Placochelyids undergo the Jurassic/Cretaceous boundary virtually unaffected unlike other marine reptile groups, but begin to lose steam in the Cenomanian turnovers. They remain relatively important components of marine faunal assemblages, but they are upstaged by other clade of placodonts, the cyamodontids.
Cyamodontids spent most of the Mesozoic up to that point as relatively unspecialised coastoal and freshwater durophagists, like weird reptilian skates. Everything changed in the post-Cenomanian Cretaceous, where a decline in placochelyid diversity allowed them to explode ecologically and become the dominant placodont linage. Most similarly remained coastoal/freshwater taxa, but several took to life in the open seas, developing flippers and either reducing their carapace like leatherback sea turtles (as well as a few placochelyids) or by inversely expanding it into broad lift-generators in order to remain suspended effortlessly, relying on small but powerful flippers for propulsion and steering. Like in placochelyids some became toothless, but instead developed suction feeding like our turtle Ocepechelon.
While cyamodontids became the dominant placodonts, placochelyids still retain a relatively high degree of diversity, and both taxa passed through the KT extinction event with few casualties, aside from the more pelagic taxa. They continued to dominant early Cenozoic oceans until the Eocene, when global cooling events caused their extinction.

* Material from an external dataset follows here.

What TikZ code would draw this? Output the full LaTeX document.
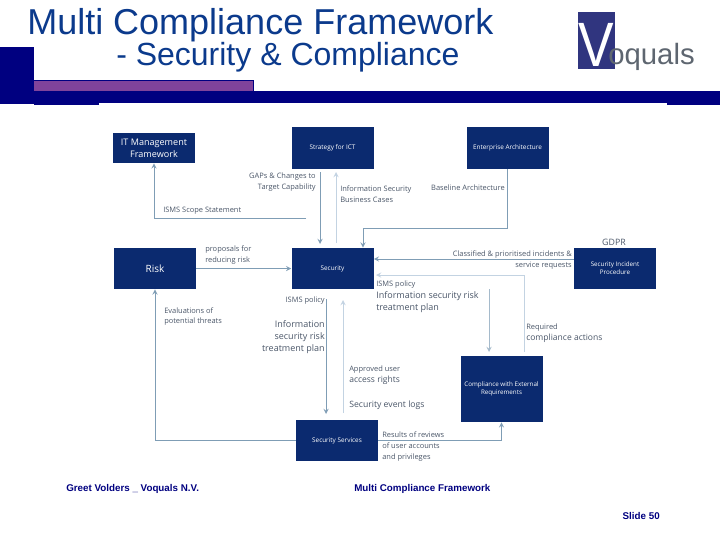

This freed the way for the third and last lineage of placodonts, the henodontids. Through most of the Mesozoic these reptiles remained in freshwater and brackish water biomes, but with the onset of the Cenozoic they began to explore marine niches, just before the extinction of their relatives. Surviving the climatic turmoils much better (barring a massive species loss in the Pliocene/Pleistocene cooling), these remaining placodonts are truly the turtles of this world, having lost their teeth in favour of a strong beak. They occur in freshwater and marine habitats, using their broad carapaces to generate lift while the flippers do the work. They feed on all manner of items from crustaceans to algae to fallen fruit to vertebrates they suction feed. They haven’t managed to return to land, the niche of tortoises instead occupied by notosuchians and sphenodonts, but at over 300 species in terms of diversity do they really need to?